SYDNEY, Jan 21, 2026, 17:02 AEDT — The market has closed.
Fortescue Ltd (FMG.AX) shares climbed 1.7% to close at A$22.64 on Wednesday, recovering slightly after a weak period for iron ore-related stocks ahead of the miner’s upcoming production report. The day’s trading saw the stock fluctuate between A$22.13 and A$22.76. Meanwhile, BHP Group rose 1.5% and Rio Tinto added 2.6%. (Google)
This move is significant since Fortescue’s profits remain heavily tied to iron ore — the key steelmaking ingredient that fluctuates with China’s construction activity and changes in steel production. When iron ore prices drop, Fortescue typically takes a hit quickly.
Fortescue will publish its December 2025 quarterly production figures this Thursday, followed by its FY26 half-year results set for Feb. 25. For investors, these dates mark key milestones to assess shipments, costs, and guidance ahead of February’s earnings season. (Investor Centre)
The broader market slipped on Wednesday, with the ASX 200 closing 0.4% lower. Gains in materials, which jumped 2.7%, cushioned the fall, buoyed by rising gold prices and strength among miners, ABC reported. (ABC)
Iron ore has been sending mixed signals recently. On Monday, futures dropped to two-week lows after data from China revealed that new home prices continued falling in December, spotlighting the property slump that’s been weighing on steel demand. The most-active May contract on China’s Dalian Commodity Exchange closed down 2.6% at 794 yuan ($114.03) per metric ton. Meanwhile, the February benchmark in Singapore slipped to $104.7 a ton. (ETInfra.com)
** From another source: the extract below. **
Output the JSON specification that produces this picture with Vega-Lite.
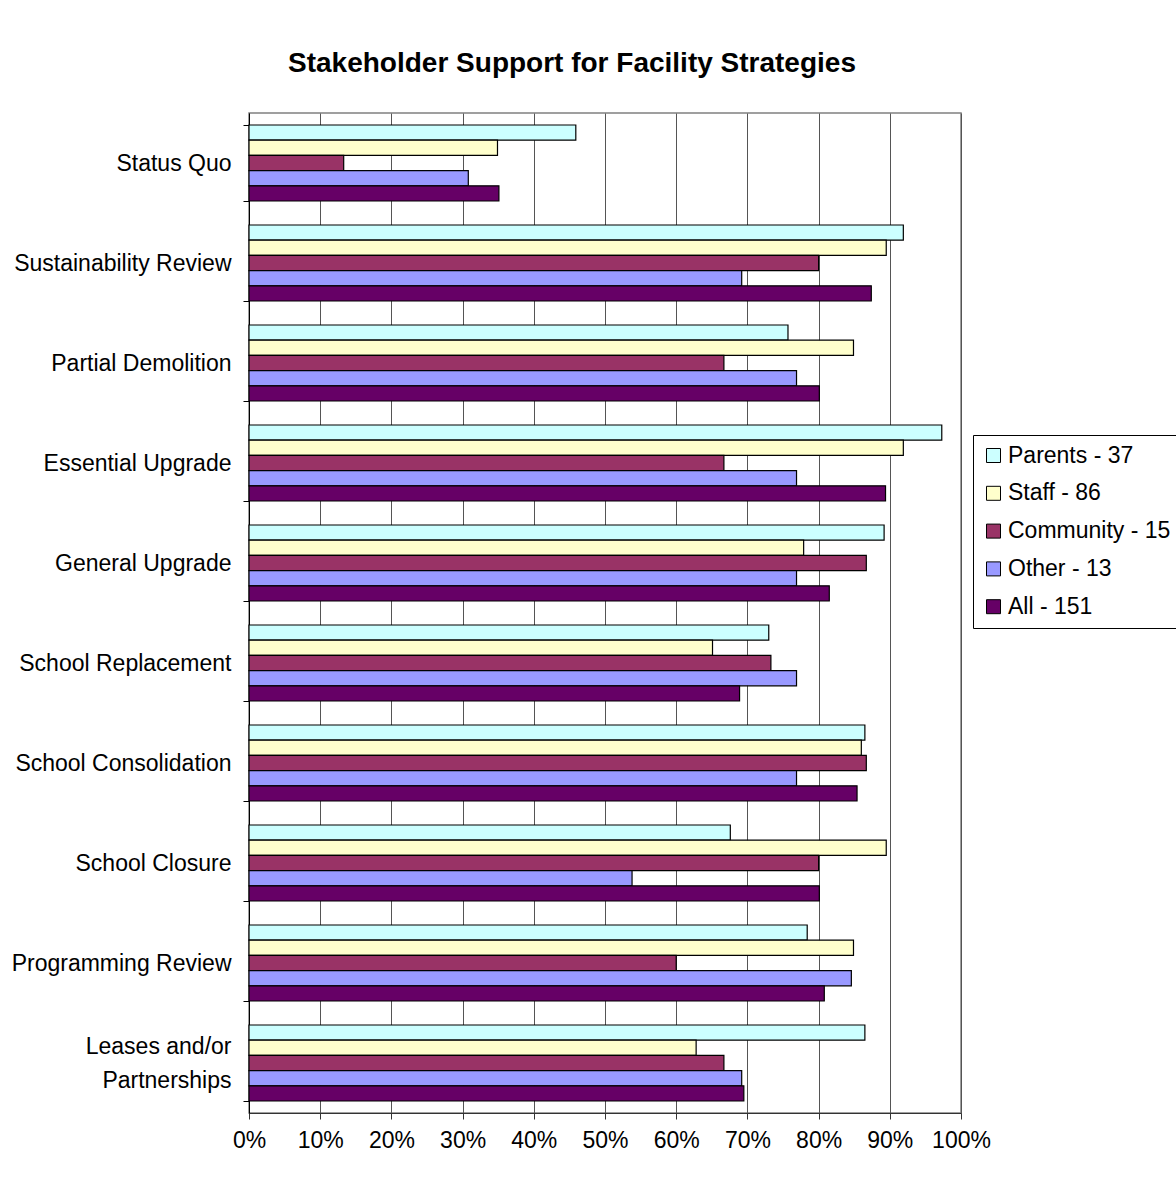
{
  "$schema": "https://vega.github.io/schema/vega-lite/v6.json",
  "autosize": {"type": "none"},
  "padding": {"left": 249, "top": 113, "right": 215, "bottom": 65},
  "width": 712,
  "height": 1000,
  "background": "white",
  "title": {
    "text": "Stakeholder Support for Facility Strategies",
    "font": "Liberation Sans",
    "fontSize": 28,
    "fontWeight": "bold",
    "color": "black",
    "anchor": "middle",
    "dx": -33,
    "offset": 24
  },
  "data": {
    "values": [
      {"strategy": "Status Quo", "group": "Parents - 37", "value": 0.459},
      {"strategy": "Status Quo", "group": "Staff - 86", "value": 0.349},
      {"strategy": "Status Quo", "group": "Community - 15", "value": 0.133},
      {"strategy": "Status Quo", "group": "Other - 13", "value": 0.308},
      {"strategy": "Status Quo", "group": "All - 151", "value": 0.351},
      {"strategy": "Sustainability Review", "group": "Parents - 37", "value": 0.919},
      {"strategy": "Sustainability Review", "group": "Staff - 86", "value": 0.895},
      {"strategy": "Sustainability Review", "group": "Community - 15", "value": 0.800},
      {"strategy": "Sustainability Review", "group": "Other - 13", "value": 0.692},
      {"strategy": "Sustainability Review", "group": "All - 151", "value": 0.874},
      {"strategy": "Partial Demolition", "group": "Parents - 37", "value": 0.757},
      {"strategy": "Partial Demolition", "group": "Staff - 86", "value": 0.849},
      {"strategy": "Partial Demolition", "group": "Community - 15", "value": 0.667},
      {"strategy": "Partial Demolition", "group": "Other - 13", "value": 0.769},
      {"strategy": "Partial Demolition", "group": "All - 151", "value": 0.801},
      {"strategy": "Essential Upgrade", "group": "Parents - 37", "value": 0.973},
      {"strategy": "Essential Upgrade", "group": "Staff - 86", "value": 0.919},
      {"strategy": "Essential Upgrade", "group": "Community - 15", "value": 0.667},
      {"strategy": "Essential Upgrade", "group": "Other - 13", "value": 0.769},
      {"strategy": "Essential Upgrade", "group": "All - 151", "value": 0.894},
      {"strategy": "General Upgrade", "group": "Parents - 37", "value": 0.892},
      {"strategy": "General Upgrade", "group": "Staff - 86", "value": 0.779},
      {"strategy": "General Upgrade", "group": "Community - 15", "value": 0.867},
      {"strategy": "General Upgrade", "group": "Other - 13", "value": 0.769},
      {"strategy": "General Upgrade", "group": "All - 151", "value": 0.815},
      {"strategy": "School Replacement", "group": "Parents - 37", "value": 0.730},
      {"strategy": "School Replacement", "group": "Staff - 86", "value": 0.651},
      {"strategy": "School Replacement", "group": "Community - 15", "value": 0.733},
      {"strategy": "School Replacement", "group": "Other - 13", "value": 0.769},
      {"strategy": "School Replacement", "group": "All - 151", "value": 0.689},
      {"strategy": "School Consolidation", "group": "Parents - 37", "value": 0.865},
      {"strategy": "School Consolidation", "group": "Staff - 86", "value": 0.860},
      {"strategy": "School Consolidation", "group": "Community - 15", "value": 0.867},
      {"strategy": "School Consolidation", "group": "Other - 13", "value": 0.769},
      {"strategy": "School Consolidation", "group": "All - 151", "value": 0.854},
      {"strategy": "School Closure", "group": "Parents - 37", "value": 0.676},
      {"strategy": "School Closure", "group": "Staff - 86", "value": 0.895},
      {"strategy": "School Closure", "group": "Community - 15", "value": 0.800},
      {"strategy": "School Closure", "group": "Other - 13", "value": 0.538},
      {"strategy": "School Closure", "group": "All - 151", "value": 0.801},
      {"strategy": "Programming Review", "group": "Parents - 37", "value": 0.784},
      {"strategy": "Programming Review", "group": "Staff - 86", "value": 0.849},
      {"strategy": "Programming Review", "group": "Community - 15", "value": 0.600},
      {"strategy": "Programming Review", "group": "Other - 13", "value": 0.846},
      {"strategy": "Programming Review", "group": "All - 151", "value": 0.808},
      {"strategy": "Leases and/or Partnerships", "group": "Parents - 37", "value": 0.865},
      {"strategy": "Leases and/or Partnerships", "group": "Staff - 86", "value": 0.628},
      {"strategy": "Leases and/or Partnerships", "group": "Community - 15", "value": 0.667},
      {"strategy": "Leases and/or Partnerships", "group": "Other - 13", "value": 0.692},
      {"strategy": "Leases and/or Partnerships", "group": "All - 151", "value": 0.695}
    ]
  },
  "mark": {"type": "bar", "stroke": "black", "strokeWidth": 1.2},
  "encoding": {
    "y": {
      "field": "strategy",
      "type": "nominal",
      "sort": ["Status Quo", "Sustainability Review", "Partial Demolition", "Essential Upgrade", "General Upgrade", "School Replacement", "School Consolidation", "School Closure", "Programming Review", "Leases and/or Partnerships"],
      "scale": {"paddingInner": 0.24, "paddingOuter": 0.12},
      "axis": {
        "title": null,
        "tickBand": "extent",
        "tickSize": 6,
        "tickColor": "black",
        "domainColor": "black",
        "labelPadding": 12,
        "labelLimit": 400,
        "labelFont": "Liberation Sans",
        "labelFontSize": 23,
        "labelColor": "black",
        "labelLineHeight": 34,
        "labelOffset": {"condition": {"test": "datum.label == 'Leases and/or Partnerships'", "value": -17}, "value": 0},
        "labelExpr": "datum.label == 'Leases and/or Partnerships' ? ['Leases and/or', 'Partnerships'] : datum.label"
      }
    },
    "yOffset": {
      "field": "group",
      "type": "nominal",
      "sort": ["Parents - 37", "Staff - 86", "Community - 15", "Other - 13", "All - 151"],
      "scale": {"paddingInner": 0, "paddingOuter": 0}
    },
    "x": {
      "field": "value",
      "type": "quantitative",
      "scale": {"domain": [0, 1], "nice": false, "zero": true},
      "axis": {
        "title": null,
        "format": ".0%",
        "values": [0, 0.1, 0.2, 0.3, 0.4, 0.5, 0.6, 0.7, 0.8, 0.9, 1],
        "grid": true,
        "gridColor": "#555555",
        "gridWidth": 1,
        "gridOpacity": 1,
        "tickSize": 6,
        "tickColor": "#333333",
        "domainColor": "#333333",
        "labelPadding": 10,
        "labelFont": "Liberation Sans",
        "labelFontSize": 23,
        "labelColor": "black",
        "labelFlush": false,
        "labelOverlap": false
      }
    },
    "color": {
      "field": "group",
      "type": "nominal",
      "scale": {
        "domain": ["Parents - 37", "Staff - 86", "Community - 15", "Other - 13", "All - 151"],
        "range": ["#CCFFFF", "#FFFFCC", "#993366", "#9999FF", "#660066"]
      },
      "legend": {
        "title": null,
        "orient": "none",
        "legendX": 724,
        "legendY": 322,
        "symbolType": "square",
        "symbolSize": 196,
        "symbolStrokeColor": "black",
        "symbolStrokeWidth": 1,
        "symbolOpacity": 1,
        "labelFont": "Liberation Sans",
        "labelFontSize": 23,
        "labelColor": "black",
        "labelOffset": 3,
        "labelLimit": 300,
        "rowPadding": 13.8,
        "padding": 9,
        "strokeColor": "black",
        "fillColor": "white"
      }
    }
  },
  "config": {
    "view": {"stroke": "#808080", "strokeWidth": 1.5},
    "axis": {"ticks": true}
  }
}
Safety issues surfaced as well. An explosion at a steel plate factory in China’s Inner Mongolia region left six dead and 84 injured, Inner Mongolia Baotou Steel Union reported in an exchange filing. The incident sparked worries over reduced output and potential safety inspections. According to Shanghai Metals Market, the blast might affect two blast furnaces, pressuring “hot metal” production—a rough gauge of blast-furnace steel output. (Hellenicshippingnews)
Miners are also facing fresh price pressure. This week, BHP revealed it has agreed to lower prices on certain iron ore sales as talks continue on 2026 supply deals with China Mineral Resources Group (CMRG), the state-backed buyer. RBC Capital Markets analyst Kaan Peker noted that these buying restrictions could “likely tighten spot availability and support the headline index price.” (Reuters)
Peers weighed in with mixed signals. Rio Tinto surpassed forecasts for quarterly iron ore and copper output on Wednesday. Barrenjoey analyst Glyn Lawcock described the results as “a solid quarter,” but noted softer iron ore prices and pushed for clearer guidance on the cost-cutting measures expected in February. (Reuters)
For Fortescue, the focus in the next session will be on volumes and guidance rather than big headlines. Traders are keeping an eye on whether China’s effort to secure better buying terms will widen discounts in the seaborne market—a risk that often reveals itself fast in actual prices.
But leverage cuts both ways. A weak production report, rising costs, or another drop in iron ore prices linked to China’s property woes could push the stock lower again. That’s especially true given the jittery sentiment around contract negotiations and output restrictions.
Fortescue’s quarterly production report, set for release Thursday, stands as the immediate trigger. Changes in shipments, costs, or guidance could quickly steer the share price over the coming weeks.